Radioactivity
The Nucleus and Isotopes
The nucleus contains protons (positive charge) and neutrons (neutral). The atomic number (Z) is the number of protons; the mass number A is protons + neutrons. Isotopes are atoms of the same element with the same number of protons but different numbers of neutrons (e.g. ¹²C and ¹⁴C).
Radioactive decay occurs when an unstable nucleus emits radiation to become more stable. It is a random process — we cannot predict which nucleus will decay or when, but we can predict statistical rates.
Types of Radiation
| Type | Symbol | Composition | Charge | Penetrating power | Stopped by |
|---|---|---|---|---|---|
| Alpha | α | 2 protons + 2 neutrons (He nucleus) | +2 | Low | Paper / a few cm of air |
| Beta | β | Fast-moving electron (from nucleus) | −1 | Medium | 3-5 mm aluminium |
| Gamma | γ | High-energy electromagnetic radiation | 0 | High | Several cm of lead / concrete |
Alpha decay: ᴬ/ᵤX → ᴬ⁻⁴/ᵤ₋₂Y + ⁴/₂α (mass number decreases by 4; atomic number decreases by 2) Beta decay: ᴬ/ᵤX → ᴬ/ᵤ₊₁Y + ⁰/₋₁β (mass number unchanged; atomic number increases by 1; a neutron converts to a proton) Gamma: no change in mass or atomic number — just releases energy.
Ionising Radiation
All three types can ionise atoms (knock out electrons), but alpha is the most ionising (large charge, slow), while gamma is least ionising (no charge).

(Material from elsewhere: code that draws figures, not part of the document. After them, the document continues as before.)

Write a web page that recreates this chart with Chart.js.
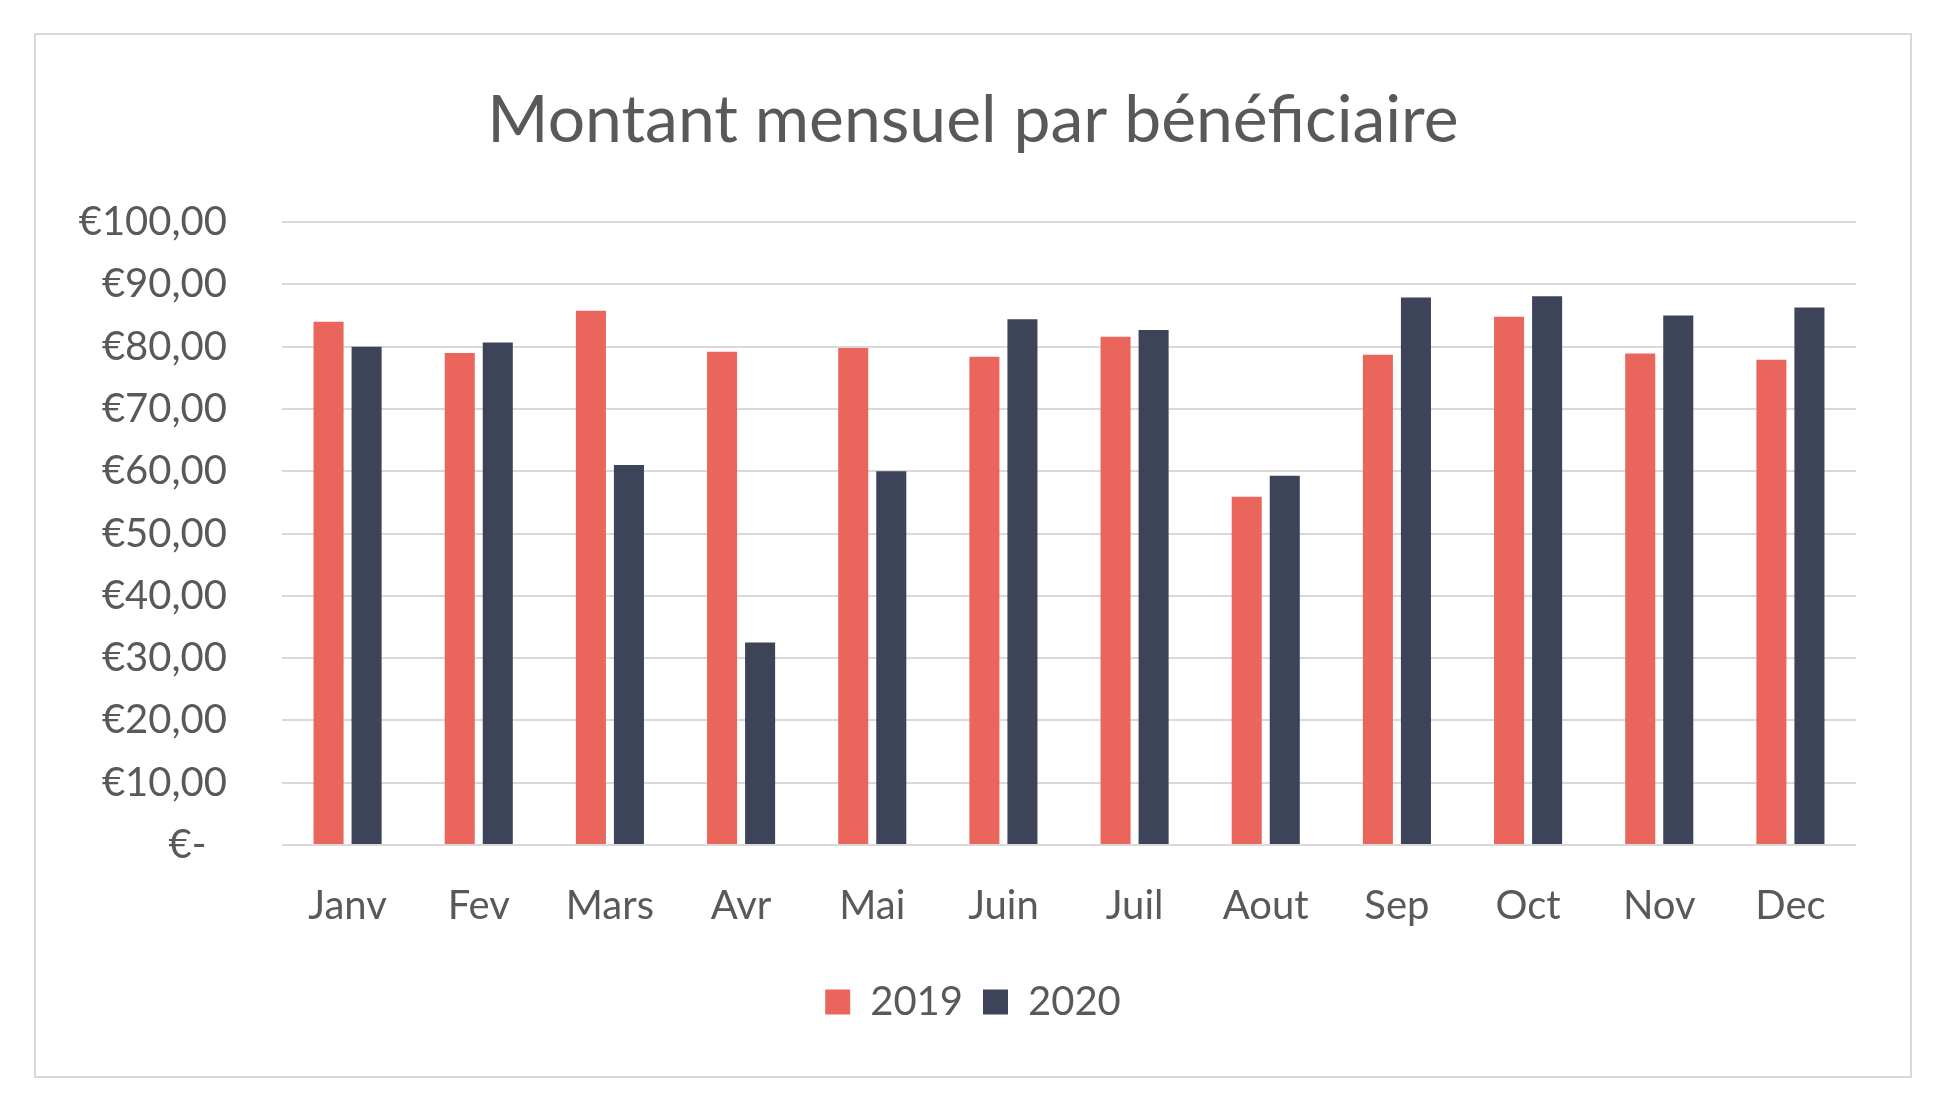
<html>
    <head>
        <title>Montant mensuel par bénéficiaire</title>
        <style>
            body { margin: 0; background: #ffffff; }
            .frame {
                position: absolute;
                left: 34px; top: 33px;
                width: 1878px; height: 1045px;
                box-sizing: border-box;
                border: 2px solid #d9d9d9;
            }
        </style>
    </head>
    <body>
        <div class="frame">
            <canvas id="myChart"></canvas>
        </div>
    </body>
    <script src="https://cdn.jsdelivr.net/npm/chart.js@4/dist/chart.umd.min.js"></script>
    <script>
    var months = ['Janv', 'Fev', 'Mars', 'Avr', 'Mai', 'Juin', 'Juil', 'Aout', 'Sep', 'Oct', 'Nov', 'Dec'];
    var values2019 = [84.0, 79.0, 85.8, 79.2, 79.8, 78.4, 81.6, 55.9, 78.7, 84.8, 78.9, 77.9];
    var values2020 = [80.0, 80.7, 61.0, 32.5, 60.0, 84.4, 82.7, 59.3, 87.9, 88.1, 85.0, 86.3];
    var yTickLabels = ['€-  ', '€10,00', '€20,00', '€30,00', '€40,00', '€50,00',
                       '€60,00', '€70,00', '€80,00', '€90,00', '€100,00'];

    var grey = '#595959';
    var font = 'Lato';

    // y labels are wider than the axis box, don't let the scale clip them
    var noLabelClip = {
        id: 'noLabelClip',
        afterLayout: function(chart) { chart.scales.y.left = 0; }
    };

    var ctx = document.getElementById('myChart');
    var barChart = new Chart(ctx, {
        type: 'bar',
        data: {
            labels: months,
            datasets: [{
                label: '2019',
                data: values2019,
                backgroundColor: '#ea665c',
                borderWidth: 0,
                categoryPercentage: 0.58,
                barPercentage: 0.79
            }, {
                label: '2020',
                data: values2020,
                backgroundColor: '#3d4359',
                borderWidth: 0,
                categoryPercentage: 0.58,
                barPercentage: 0.79
            }]
        },
        plugins: [noLabelClip],
        options: {
            responsive: true,
            maintainAspectRatio: false,
            animation: false,
            layout: { padding: { left: 54, right: 54, top: 0, bottom: 44 } },
            plugins: {
                title: {
                    display: true,
                    text: 'Montant mensuel par bénéficiaire',
                    color: grey,
                    font: { family: font, size: 66, weight: 'normal' },
                    padding: { top: 46, bottom: 62 }
                },
                legend: {
                    position: 'bottom',
                    labels: {
                        color: grey,
                        font: { family: font, size: 40 },
                        boxWidth: 25,
                        boxHeight: 25,
                        padding: 20
                    }
                },
                tooltip: { enabled: false }
            },
            scales: {
                x: {
                    grid: { display: false, drawTicks: false },
                    border: { display: false },
                    ticks: {
                        color: grey,
                        font: { family: font, size: 40 },
                        padding: 37,
                        maxRotation: 0,
                        autoSkip: false
                    },
                    afterFit: function(scale) { scale.height -= 5; }
                },
                y: {
                    min: 0,
                    max: 100,
                    grid: { color: '#d9d9d9', lineWidth: 2, drawTicks: false },
                    border: { display: false },
                    ticks: {
                        stepSize: 10,
                        color: grey,
                        font: { family: font, size: 40 },
                        padding: 55,
                        callback: function(value, index) { return yTickLabels[index]; }
                    },
                    afterFit: function(scale) { scale.width = 192; }
                }
            }
        }
    });
    </script>
</html>
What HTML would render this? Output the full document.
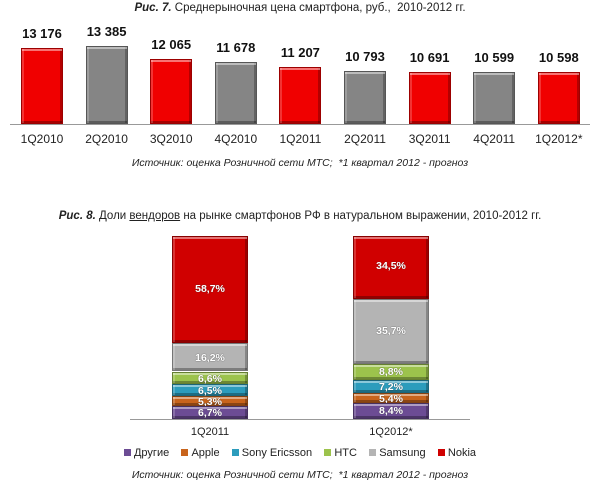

Background radiation is always present from: cosmic rays, natural radon gas (from rocks, especially granite), food and drink, medical procedures.
Half-Life (WJEC Required Knowledge)
Half-life (t½) is the time for half the radioactive nuclei in a sample to decay (or for the count rate / activity to halve). It is constant for a given isotope and not affected by temperature, pressure, or chemical state.
After n half-lives, the fraction remaining = (½)ⁿ.
Activity A = change in number of nuclei / time. Unit: becquerel (Bq) = 1 decay per second.
Uses and Hazards
Uses: medical imaging (technetium-99m, gamma emitter); cancer radiotherapy (gamma/beta); carbon dating (C-14, beta); smoke detectors (americium-241, alpha); irradiation of food (gamma).
Hazards: ionising radiation damages DNA and cells, causing mutations, cancer, or death at high doses. Minimise exposure: use tongs; maintain distance; use shielding; limit exposure time.
Nuclear Fission and Fusion
Fission: a large nucleus (e.g. U-235) absorbs a neutron and splits into two smaller nuclei + 2-3 neutrons + energy. The released neutrons can trigger further fissions — a chain reaction. In a nuclear reactor, the chain reaction is controlled (control rods absorb neutrons to prevent runaway reactions).
Mass-energy equivalence: E = mc² — a small mass difference between reactants and products accounts for the large energy released.
Fusion: two small nuclei (e.g. hydrogen isotopes deuterium and tritium) combine to form a larger nucleus + energy. Releases more energy per kg than fission; produces no long-lived radioactive waste. Requires enormous temperatures and pressures (>100 million °C) to overcome electrostatic repulsion — this is the challenge for controlled fusion (e.g. JET/ITER reactors).
⚠Common mistakes
- Alpha is most ionising, not most penetrating: alpha is most ionising but stopped by paper; gamma is least ionising but most penetrating.
- Half-life is time to halve, not time to fully decay: after one half-life, 50% remains; after two half-lives, 25% remains — never exactly zero.
- Beta decay increases atomic number by 1: because a neutron converts to a proton (+1). Students often think atomic number stays the same.
- Random process: individual nuclei cannot be predicted. Only statistical statements about large numbers are meaningful.